§ The exercise
Print the lines from the one that contains "Recreate this image as a Python" to the one that contains "return (px - 48) / 3.46", inclusive, exactly as they appear, and please drop any pictures.

### Entries ###

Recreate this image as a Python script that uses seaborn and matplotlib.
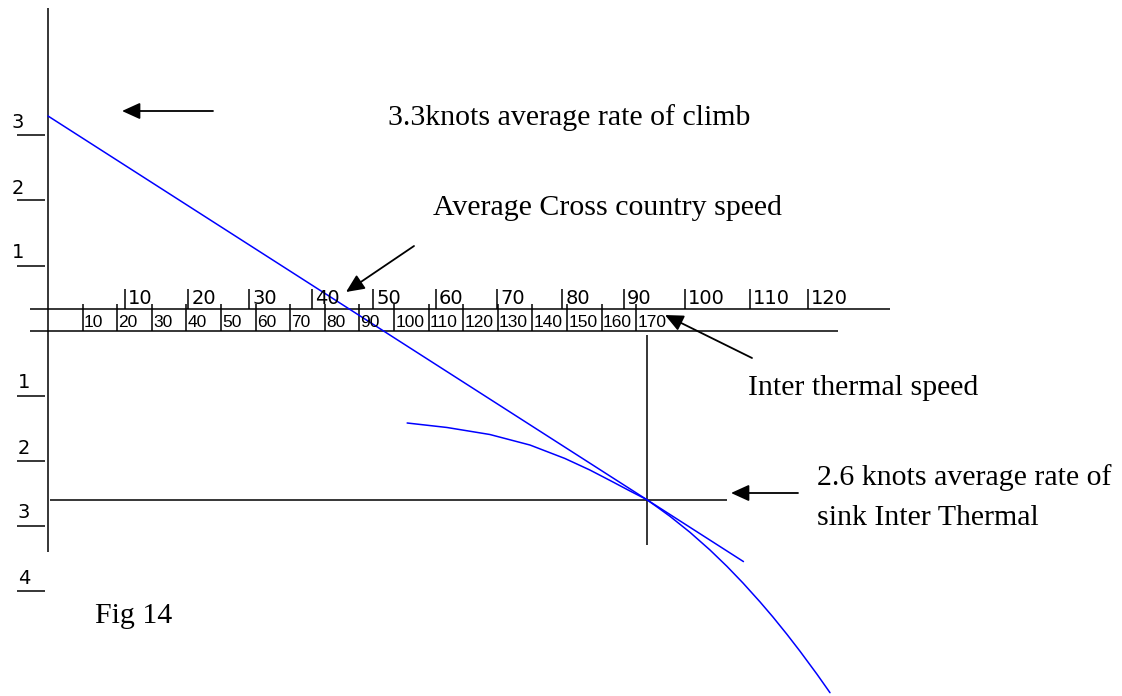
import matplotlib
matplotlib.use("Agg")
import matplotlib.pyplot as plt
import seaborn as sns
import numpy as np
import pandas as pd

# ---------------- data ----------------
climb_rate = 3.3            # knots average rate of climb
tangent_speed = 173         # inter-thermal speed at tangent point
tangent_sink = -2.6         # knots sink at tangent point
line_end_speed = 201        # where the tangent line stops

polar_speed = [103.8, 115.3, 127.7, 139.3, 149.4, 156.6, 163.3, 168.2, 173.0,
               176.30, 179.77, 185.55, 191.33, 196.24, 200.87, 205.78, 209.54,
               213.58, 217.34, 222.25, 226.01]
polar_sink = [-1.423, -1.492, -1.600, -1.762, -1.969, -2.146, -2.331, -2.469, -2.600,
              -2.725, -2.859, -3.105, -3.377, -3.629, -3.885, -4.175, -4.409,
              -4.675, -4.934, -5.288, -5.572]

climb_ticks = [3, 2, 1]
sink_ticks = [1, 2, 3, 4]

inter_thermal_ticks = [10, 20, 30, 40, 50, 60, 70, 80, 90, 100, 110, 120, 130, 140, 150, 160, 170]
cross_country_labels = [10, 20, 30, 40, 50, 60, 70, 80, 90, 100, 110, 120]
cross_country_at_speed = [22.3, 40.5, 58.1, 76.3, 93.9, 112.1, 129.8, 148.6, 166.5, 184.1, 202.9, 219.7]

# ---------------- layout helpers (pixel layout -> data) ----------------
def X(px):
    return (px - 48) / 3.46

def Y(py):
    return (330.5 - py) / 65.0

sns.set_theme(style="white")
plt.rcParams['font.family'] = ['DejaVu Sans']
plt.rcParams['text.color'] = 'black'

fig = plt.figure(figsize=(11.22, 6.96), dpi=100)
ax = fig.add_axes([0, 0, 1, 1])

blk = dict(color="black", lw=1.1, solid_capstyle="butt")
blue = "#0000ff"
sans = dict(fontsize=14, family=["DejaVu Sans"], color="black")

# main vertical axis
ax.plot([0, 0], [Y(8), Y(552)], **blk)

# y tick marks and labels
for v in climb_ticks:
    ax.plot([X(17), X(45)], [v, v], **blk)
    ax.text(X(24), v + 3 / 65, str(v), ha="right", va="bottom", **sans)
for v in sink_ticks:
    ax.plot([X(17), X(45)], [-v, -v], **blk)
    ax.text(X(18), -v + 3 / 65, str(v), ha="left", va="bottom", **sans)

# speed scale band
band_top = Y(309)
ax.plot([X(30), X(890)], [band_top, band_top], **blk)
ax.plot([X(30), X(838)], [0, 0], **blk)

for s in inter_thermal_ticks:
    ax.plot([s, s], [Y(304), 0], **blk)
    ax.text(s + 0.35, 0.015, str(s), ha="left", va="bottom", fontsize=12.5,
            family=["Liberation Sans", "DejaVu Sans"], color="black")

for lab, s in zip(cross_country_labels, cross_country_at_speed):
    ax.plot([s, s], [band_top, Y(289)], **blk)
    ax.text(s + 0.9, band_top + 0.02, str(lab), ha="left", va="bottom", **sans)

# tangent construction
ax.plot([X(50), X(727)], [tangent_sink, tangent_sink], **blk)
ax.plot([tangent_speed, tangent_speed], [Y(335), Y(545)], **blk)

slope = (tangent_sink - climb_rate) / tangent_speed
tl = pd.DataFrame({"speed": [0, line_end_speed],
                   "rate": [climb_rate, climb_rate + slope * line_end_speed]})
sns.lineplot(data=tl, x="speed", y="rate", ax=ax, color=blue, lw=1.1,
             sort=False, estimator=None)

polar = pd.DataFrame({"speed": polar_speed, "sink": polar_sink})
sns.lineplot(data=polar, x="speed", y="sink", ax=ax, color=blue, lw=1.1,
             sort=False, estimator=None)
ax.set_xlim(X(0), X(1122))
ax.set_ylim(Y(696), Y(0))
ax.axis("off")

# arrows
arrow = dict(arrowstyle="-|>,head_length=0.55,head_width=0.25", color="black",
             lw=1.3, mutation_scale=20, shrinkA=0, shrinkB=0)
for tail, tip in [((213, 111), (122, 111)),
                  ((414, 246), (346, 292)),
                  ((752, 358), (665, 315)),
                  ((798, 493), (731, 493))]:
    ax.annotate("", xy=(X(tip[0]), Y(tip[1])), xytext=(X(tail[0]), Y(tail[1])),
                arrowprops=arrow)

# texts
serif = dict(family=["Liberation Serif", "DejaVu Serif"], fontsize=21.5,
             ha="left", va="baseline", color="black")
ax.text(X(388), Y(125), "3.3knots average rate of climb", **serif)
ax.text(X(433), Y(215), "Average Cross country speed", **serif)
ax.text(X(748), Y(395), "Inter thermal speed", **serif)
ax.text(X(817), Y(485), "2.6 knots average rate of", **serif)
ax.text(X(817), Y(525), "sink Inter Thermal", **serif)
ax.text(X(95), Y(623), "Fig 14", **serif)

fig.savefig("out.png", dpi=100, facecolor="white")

###
### Entries ###

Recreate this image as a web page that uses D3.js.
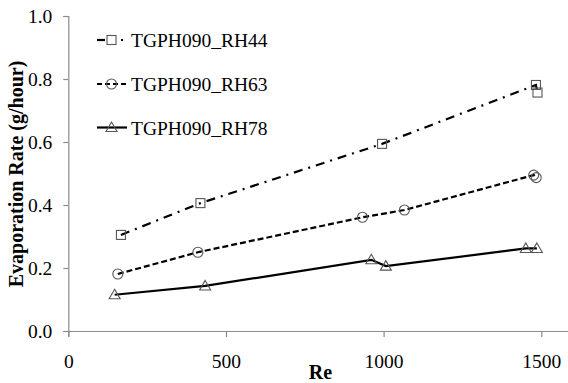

###
### Entries ###

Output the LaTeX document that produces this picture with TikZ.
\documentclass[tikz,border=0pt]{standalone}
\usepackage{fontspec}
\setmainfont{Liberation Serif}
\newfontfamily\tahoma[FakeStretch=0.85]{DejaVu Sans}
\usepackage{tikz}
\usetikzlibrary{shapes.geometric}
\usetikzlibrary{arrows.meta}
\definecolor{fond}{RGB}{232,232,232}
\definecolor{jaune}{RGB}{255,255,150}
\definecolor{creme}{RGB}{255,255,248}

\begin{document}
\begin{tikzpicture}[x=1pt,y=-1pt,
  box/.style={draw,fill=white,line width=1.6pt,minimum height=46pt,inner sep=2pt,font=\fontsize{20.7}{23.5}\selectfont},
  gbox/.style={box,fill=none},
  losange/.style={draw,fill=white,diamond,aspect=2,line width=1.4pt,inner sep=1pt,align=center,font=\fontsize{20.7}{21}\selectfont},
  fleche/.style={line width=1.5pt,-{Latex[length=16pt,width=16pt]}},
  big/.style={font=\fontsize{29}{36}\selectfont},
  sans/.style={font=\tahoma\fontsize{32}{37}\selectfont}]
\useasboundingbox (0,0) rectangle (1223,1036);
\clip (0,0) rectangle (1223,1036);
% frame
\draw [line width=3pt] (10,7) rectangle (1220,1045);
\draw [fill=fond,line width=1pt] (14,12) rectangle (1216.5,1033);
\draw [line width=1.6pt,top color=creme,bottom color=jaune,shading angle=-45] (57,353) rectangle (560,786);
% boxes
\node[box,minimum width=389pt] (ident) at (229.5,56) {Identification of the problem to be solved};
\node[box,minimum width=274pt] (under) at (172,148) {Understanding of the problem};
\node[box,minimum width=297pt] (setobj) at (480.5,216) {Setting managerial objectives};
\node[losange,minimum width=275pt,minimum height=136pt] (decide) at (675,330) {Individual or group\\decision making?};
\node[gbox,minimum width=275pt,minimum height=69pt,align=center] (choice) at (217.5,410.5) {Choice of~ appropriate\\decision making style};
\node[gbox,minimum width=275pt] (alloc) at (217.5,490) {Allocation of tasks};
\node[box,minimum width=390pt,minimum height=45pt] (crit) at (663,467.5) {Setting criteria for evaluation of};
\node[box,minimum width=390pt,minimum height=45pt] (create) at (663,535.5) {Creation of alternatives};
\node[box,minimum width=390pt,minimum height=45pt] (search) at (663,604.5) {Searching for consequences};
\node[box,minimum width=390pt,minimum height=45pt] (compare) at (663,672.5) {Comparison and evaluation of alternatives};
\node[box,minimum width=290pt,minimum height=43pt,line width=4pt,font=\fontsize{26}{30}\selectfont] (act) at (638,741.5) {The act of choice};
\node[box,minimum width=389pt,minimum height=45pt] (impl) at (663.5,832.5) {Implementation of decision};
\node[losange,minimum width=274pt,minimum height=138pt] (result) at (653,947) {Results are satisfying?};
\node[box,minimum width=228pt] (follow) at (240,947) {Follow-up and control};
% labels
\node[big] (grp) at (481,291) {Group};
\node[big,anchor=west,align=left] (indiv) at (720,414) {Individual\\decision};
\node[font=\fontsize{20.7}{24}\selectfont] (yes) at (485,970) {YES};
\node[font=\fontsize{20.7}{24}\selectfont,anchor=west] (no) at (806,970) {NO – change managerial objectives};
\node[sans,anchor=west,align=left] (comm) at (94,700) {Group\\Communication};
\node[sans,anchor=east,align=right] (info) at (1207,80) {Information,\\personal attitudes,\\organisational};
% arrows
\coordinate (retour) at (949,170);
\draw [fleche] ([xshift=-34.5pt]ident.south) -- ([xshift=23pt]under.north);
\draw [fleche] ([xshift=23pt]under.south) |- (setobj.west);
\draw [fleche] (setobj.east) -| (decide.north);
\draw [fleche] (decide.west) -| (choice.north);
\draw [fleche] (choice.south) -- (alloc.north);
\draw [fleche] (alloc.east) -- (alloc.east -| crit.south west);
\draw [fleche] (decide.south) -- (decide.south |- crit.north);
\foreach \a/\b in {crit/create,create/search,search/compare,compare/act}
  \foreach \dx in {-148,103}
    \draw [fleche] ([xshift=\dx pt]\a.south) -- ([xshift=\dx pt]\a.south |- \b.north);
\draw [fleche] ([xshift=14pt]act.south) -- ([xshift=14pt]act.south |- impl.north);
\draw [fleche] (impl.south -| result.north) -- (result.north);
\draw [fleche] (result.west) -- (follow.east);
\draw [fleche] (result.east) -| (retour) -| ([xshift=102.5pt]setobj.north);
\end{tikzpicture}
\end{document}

###

§ Task result
Recreate this image as a Python script that uses seaborn and matplotlib.
import matplotlib
matplotlib.use("Agg")
import matplotlib.pyplot as plt
import seaborn as sns
import numpy as np
import pandas as pd

# ---------------- data ----------------
climb_rate = 3.3            # knots average rate of climb
tangent_speed = 173         # inter-thermal speed at tangent point
tangent_sink = -2.6         # knots sink at tangent point
line_end_speed = 201        # where the tangent line stops

polar_speed = [103.8, 115.3, 127.7, 139.3, 149.4, 156.6, 163.3, 168.2, 173.0,
               176.30, 179.77, 185.55, 191.33, 196.24, 200.87, 205.78, 209.54,
               213.58, 217.34, 222.25, 226.01]
polar_sink = [-1.423, -1.492, -1.600, -1.762, -1.969, -2.146, -2.331, -2.469, -2.600,
              -2.725, -2.859, -3.105, -3.377, -3.629, -3.885, -4.175, -4.409,
              -4.675, -4.934, -5.288, -5.572]

climb_ticks = [3, 2, 1]
sink_ticks = [1, 2, 3, 4]

inter_thermal_ticks = [10, 20, 30, 40, 50, 60, 70, 80, 90, 100, 110, 120, 130, 140, 150, 160, 170]
cross_country_labels = [10, 20, 30, 40, 50, 60, 70, 80, 90, 100, 110, 120]
cross_country_at_speed = [22.3, 40.5, 58.1, 76.3, 93.9, 112.1, 129.8, 148.6, 166.5, 184.1, 202.9, 219.7]

# ---------------- layout helpers (pixel layout -> data) ----------------
def X(px):
    return (px - 48) / 3.46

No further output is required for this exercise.